With the general insurance market at large and the motor insurance market, in particular, facing challenging external conditions, Blanc touched on how Aviva has managed to deliver strong growth consistently across its GI businesses in the UK, Ireland Canada.
“If we think about the composition of our book of business,” she said, “it is pretty much 50/50 commercial lines and personal lines. So, we are getting the benefit of a strong rating environment across all lines of business. So clearly we have priced for inflation, I would say probably ahead of the rest of the market as we were seeing inflation data trends come through at the back end of 2021. We started to price for that, so we got ahead of that and that’s why I think the performance is strong.
“Clearly the inflation challenges have been significant. But in 50% of our book, which is the commercial lines book, we obviously have indexation on top of rating increases – the products are index-linked so the inflation effects increase is in-built. And if we look at the growth in general insurance, it is 60% rating increase and 40% new business. So effectively, technical pricing strength is strong in that line of business.”
Addressing a question about whether Aviva is looking to rejoin the Lloyd’s market, Blanc said the group is constantly looking at different distribution channels and ways that it can deliver its product set to a wider audience. Lloyd’s is interesting because it would enable Aviva to access to same types of customers it currently has albeit via different distribution channels. So, as it stands, it’s an opportunity Aviva has looked at and it’s an area, “we are certainly interested in.”
With regards to how Aviva’s strategy is playing out among its broker partners, Blanc highlighted that from research the insurer has carried out among its brokers, the feedback has been strong.
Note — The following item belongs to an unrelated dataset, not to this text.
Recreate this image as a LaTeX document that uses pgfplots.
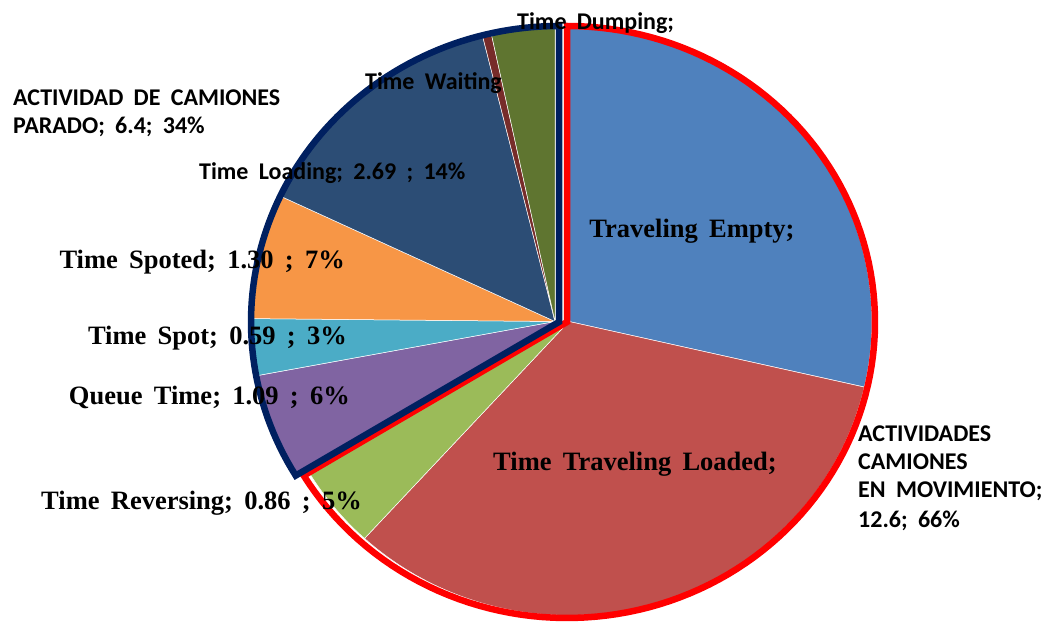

Looking at its e-trading proposition, she said, Aviva is not just number one in the electronic trading market but is way ahead of the nearest competitor.
“So, I think we are doing well for our brokers - clearly always more to do, but we do bring the diversified business to them,” she said. “And when we’re speaking to some of our more global brokers, we are talking not just about general insurance, we’re talking about employee benefits, about health, about workplace and about all of the other stuff that we do – and it is a really joined up conversation.”